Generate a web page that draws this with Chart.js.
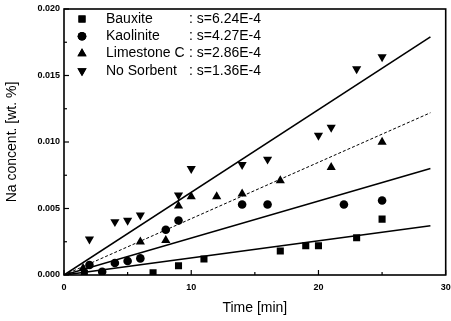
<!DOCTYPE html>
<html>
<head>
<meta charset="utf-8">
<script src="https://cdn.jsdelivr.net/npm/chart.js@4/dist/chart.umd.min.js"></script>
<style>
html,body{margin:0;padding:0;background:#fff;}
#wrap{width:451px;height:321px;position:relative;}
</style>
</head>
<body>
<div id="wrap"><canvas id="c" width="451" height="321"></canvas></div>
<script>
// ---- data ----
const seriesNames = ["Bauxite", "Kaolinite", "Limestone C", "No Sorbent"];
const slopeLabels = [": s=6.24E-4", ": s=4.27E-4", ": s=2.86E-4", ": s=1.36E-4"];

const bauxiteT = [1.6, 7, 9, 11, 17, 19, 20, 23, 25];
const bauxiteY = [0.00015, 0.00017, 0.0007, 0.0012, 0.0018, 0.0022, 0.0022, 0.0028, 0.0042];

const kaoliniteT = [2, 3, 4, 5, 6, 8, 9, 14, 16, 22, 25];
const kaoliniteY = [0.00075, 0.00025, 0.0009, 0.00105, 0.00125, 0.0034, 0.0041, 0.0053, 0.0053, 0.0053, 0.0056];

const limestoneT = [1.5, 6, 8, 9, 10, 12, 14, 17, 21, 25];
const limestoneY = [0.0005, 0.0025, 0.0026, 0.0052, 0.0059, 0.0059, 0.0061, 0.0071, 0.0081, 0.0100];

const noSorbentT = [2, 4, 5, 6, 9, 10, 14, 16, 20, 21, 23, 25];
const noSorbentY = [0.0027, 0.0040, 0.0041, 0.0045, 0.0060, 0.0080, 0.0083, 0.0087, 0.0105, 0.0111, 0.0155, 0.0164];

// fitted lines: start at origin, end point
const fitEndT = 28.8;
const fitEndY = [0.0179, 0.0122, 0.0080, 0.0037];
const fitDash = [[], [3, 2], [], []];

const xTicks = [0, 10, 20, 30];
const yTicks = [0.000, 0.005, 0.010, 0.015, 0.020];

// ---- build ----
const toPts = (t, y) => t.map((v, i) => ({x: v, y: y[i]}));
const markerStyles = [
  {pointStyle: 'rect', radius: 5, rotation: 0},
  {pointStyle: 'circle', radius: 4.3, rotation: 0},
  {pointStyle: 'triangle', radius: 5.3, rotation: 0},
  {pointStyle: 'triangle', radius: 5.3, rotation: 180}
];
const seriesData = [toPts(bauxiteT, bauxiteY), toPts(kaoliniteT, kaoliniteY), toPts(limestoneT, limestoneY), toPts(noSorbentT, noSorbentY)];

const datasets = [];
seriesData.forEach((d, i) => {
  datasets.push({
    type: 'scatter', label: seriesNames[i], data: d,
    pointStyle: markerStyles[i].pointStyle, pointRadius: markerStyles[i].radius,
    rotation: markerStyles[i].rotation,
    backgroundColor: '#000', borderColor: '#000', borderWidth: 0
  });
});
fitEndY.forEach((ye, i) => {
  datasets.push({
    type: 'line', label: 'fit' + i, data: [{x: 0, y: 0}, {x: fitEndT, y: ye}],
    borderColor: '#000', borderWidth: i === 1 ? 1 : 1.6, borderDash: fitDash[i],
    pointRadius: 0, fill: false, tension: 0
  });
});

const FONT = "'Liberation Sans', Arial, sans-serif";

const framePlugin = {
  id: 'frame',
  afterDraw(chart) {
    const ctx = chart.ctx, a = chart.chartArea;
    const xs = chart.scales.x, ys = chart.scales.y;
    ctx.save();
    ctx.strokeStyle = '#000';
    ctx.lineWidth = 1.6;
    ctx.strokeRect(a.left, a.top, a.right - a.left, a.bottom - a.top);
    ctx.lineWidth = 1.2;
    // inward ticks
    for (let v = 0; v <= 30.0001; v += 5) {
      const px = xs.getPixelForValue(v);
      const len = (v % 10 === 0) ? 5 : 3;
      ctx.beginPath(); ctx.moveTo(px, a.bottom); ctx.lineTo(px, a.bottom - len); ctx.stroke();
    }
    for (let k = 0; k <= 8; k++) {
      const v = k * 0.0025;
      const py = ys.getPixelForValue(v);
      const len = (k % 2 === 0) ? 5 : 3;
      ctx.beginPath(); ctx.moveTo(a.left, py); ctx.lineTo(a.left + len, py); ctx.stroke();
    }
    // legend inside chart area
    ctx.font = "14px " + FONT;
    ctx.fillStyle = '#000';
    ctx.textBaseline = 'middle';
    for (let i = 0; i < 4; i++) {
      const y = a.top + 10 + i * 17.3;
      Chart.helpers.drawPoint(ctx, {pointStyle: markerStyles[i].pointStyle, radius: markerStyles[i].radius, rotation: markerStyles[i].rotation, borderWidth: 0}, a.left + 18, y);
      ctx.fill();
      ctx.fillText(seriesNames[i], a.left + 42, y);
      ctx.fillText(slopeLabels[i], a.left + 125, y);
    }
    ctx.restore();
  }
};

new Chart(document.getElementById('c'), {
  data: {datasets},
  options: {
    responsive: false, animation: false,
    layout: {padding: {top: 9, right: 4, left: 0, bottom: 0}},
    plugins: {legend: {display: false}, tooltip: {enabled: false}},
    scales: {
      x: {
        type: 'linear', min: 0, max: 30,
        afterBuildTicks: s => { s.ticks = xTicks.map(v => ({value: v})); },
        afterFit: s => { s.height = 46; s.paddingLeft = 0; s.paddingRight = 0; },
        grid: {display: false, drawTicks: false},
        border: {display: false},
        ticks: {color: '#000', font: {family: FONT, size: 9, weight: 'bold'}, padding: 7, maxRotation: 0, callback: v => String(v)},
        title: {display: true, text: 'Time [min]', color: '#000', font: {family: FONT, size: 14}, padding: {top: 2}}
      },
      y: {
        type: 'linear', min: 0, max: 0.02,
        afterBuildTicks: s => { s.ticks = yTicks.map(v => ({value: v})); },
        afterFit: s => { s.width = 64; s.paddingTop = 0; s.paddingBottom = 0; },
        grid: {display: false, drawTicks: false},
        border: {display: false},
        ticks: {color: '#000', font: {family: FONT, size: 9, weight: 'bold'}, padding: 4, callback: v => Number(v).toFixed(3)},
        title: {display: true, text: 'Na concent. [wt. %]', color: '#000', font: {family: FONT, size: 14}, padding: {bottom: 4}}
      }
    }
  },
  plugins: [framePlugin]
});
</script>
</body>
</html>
+--
◆ Given problem ◆
The lines from the start of the data through the line that contains "const yTicks = [0.000, 0.005, 0.010, 0.015, 0.020];" are to be returned exactly, please, with both ends included and every picture left out.

◆ Correct result ◆
Generate a web page that draws this with Chart.js.
<!DOCTYPE html>
<html>
<head>
<meta charset="utf-8">
<script src="https://cdn.jsdelivr.net/npm/chart.js@4/dist/chart.umd.min.js"></script>
<style>
html,body{margin:0;padding:0;background:#fff;}
#wrap{width:451px;height:321px;position:relative;}
</style>
</head>
<body>
<div id="wrap"><canvas id="c" width="451" height="321"></canvas></div>
<script>
// ---- data ----
const seriesNames = ["Bauxite", "Kaolinite", "Limestone C", "No Sorbent"];
const slopeLabels = [": s=6.24E-4", ": s=4.27E-4", ": s=2.86E-4", ": s=1.36E-4"];

const bauxiteT = [1.6, 7, 9, 11, 17, 19, 20, 23, 25];
const bauxiteY = [0.00015, 0.00017, 0.0007, 0.0012, 0.0018, 0.0022, 0.0022, 0.0028, 0.0042];

const kaoliniteT = [2, 3, 4, 5, 6, 8, 9, 14, 16, 22, 25];
const kaoliniteY = [0.00075, 0.00025, 0.0009, 0.00105, 0.00125, 0.0034, 0.0041, 0.0053, 0.0053, 0.0053, 0.0056];

const limestoneT = [1.5, 6, 8, 9, 10, 12, 14, 17, 21, 25];
const limestoneY = [0.0005, 0.0025, 0.0026, 0.0052, 0.0059, 0.0059, 0.0061, 0.0071, 0.0081, 0.0100];

const noSorbentT = [2, 4, 5, 6, 9, 10, 14, 16, 20, 21, 23, 25];
const noSorbentY = [0.0027, 0.0040, 0.0041, 0.0045, 0.0060, 0.0080, 0.0083, 0.0087, 0.0105, 0.0111, 0.0155, 0.0164];

// fitted lines: start at origin, end point
const fitEndT = 28.8;
const fitEndY = [0.0179, 0.0122, 0.0080, 0.0037];
const fitDash = [[], [3, 2], [], []];

const xTicks = [0, 10, 20, 30];
const yTicks = [0.000, 0.005, 0.010, 0.015, 0.020];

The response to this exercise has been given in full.